Other researchers have focused on the casting process and drying techniques to improve performance. Zhang and colleagues found that using high-boiling-point solvents and cold-drying methods led to membranes with better thermal stability and gas separation efficiency. They achieved impressive oxygen permeabilities and selectivities, depending on the carbonization temperature.
Similarly, new types of polymer membranes, known as polymers of intrinsic microporosity (PIMs), have shown promise. These materials have very high surface areas and extremely small pores, making them excellent candidates for carbonization into CMSMs. One such membrane achieved record-setting performance for separating ethylene from ethane.

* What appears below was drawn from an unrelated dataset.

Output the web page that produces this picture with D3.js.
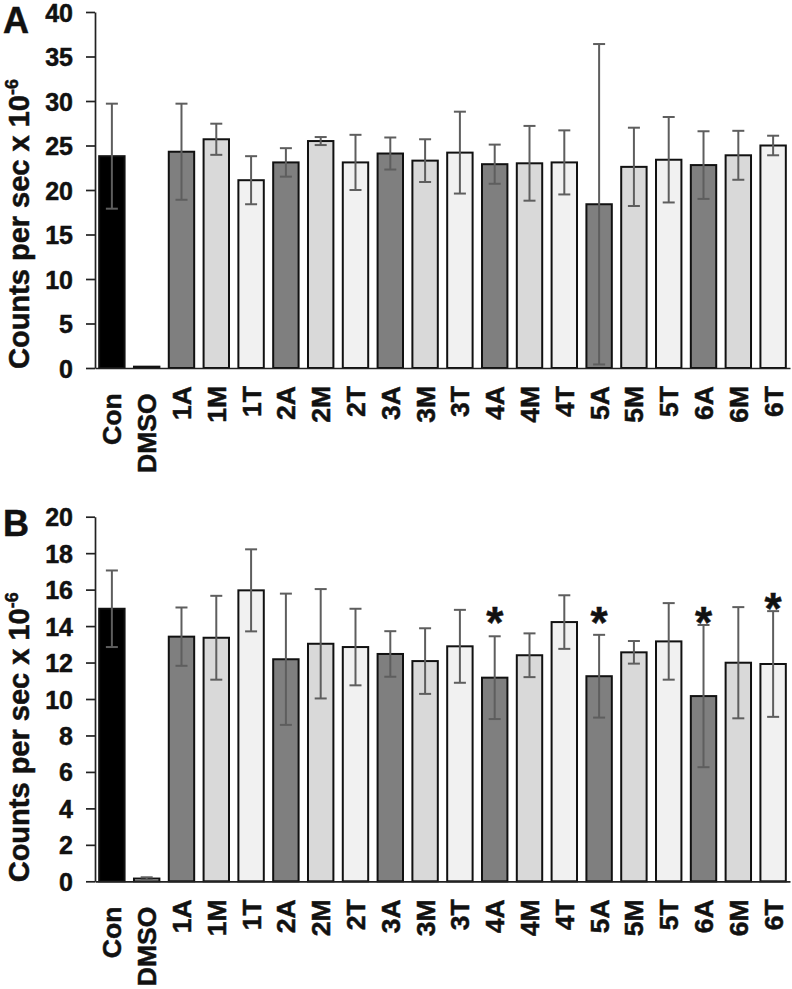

To further enhance performance,
researchers are also developing composite CMSMs (c-CMSMs). These are membranes that incorporate inorganic materials like metals or zeolites into the carbon structure. The added materials can increase pore volume and improve gas separation. For example, adding silver nanoparticles can create selective pathways for gases or enhance the membrane’s structure.
Other innovations include combining CMSMs with alumina or zeolite materials. These hybrid structures have achieved gas separation performance that exceeds the Robeson upper bound. Nickel-doped CMSMs and hydrophobic carbon-silica membranes have also shown great promise in applications like hydrogen purification and oxygen/nitrogen separation in humid conditions.
In summary, carbon molecular sieve membranes and their composites are at the forefront of next-generation gas separation technologies. They offer the potential to drastically reduce energy consumption in chemical processes, making them a key component in building a more sustainable industrial future.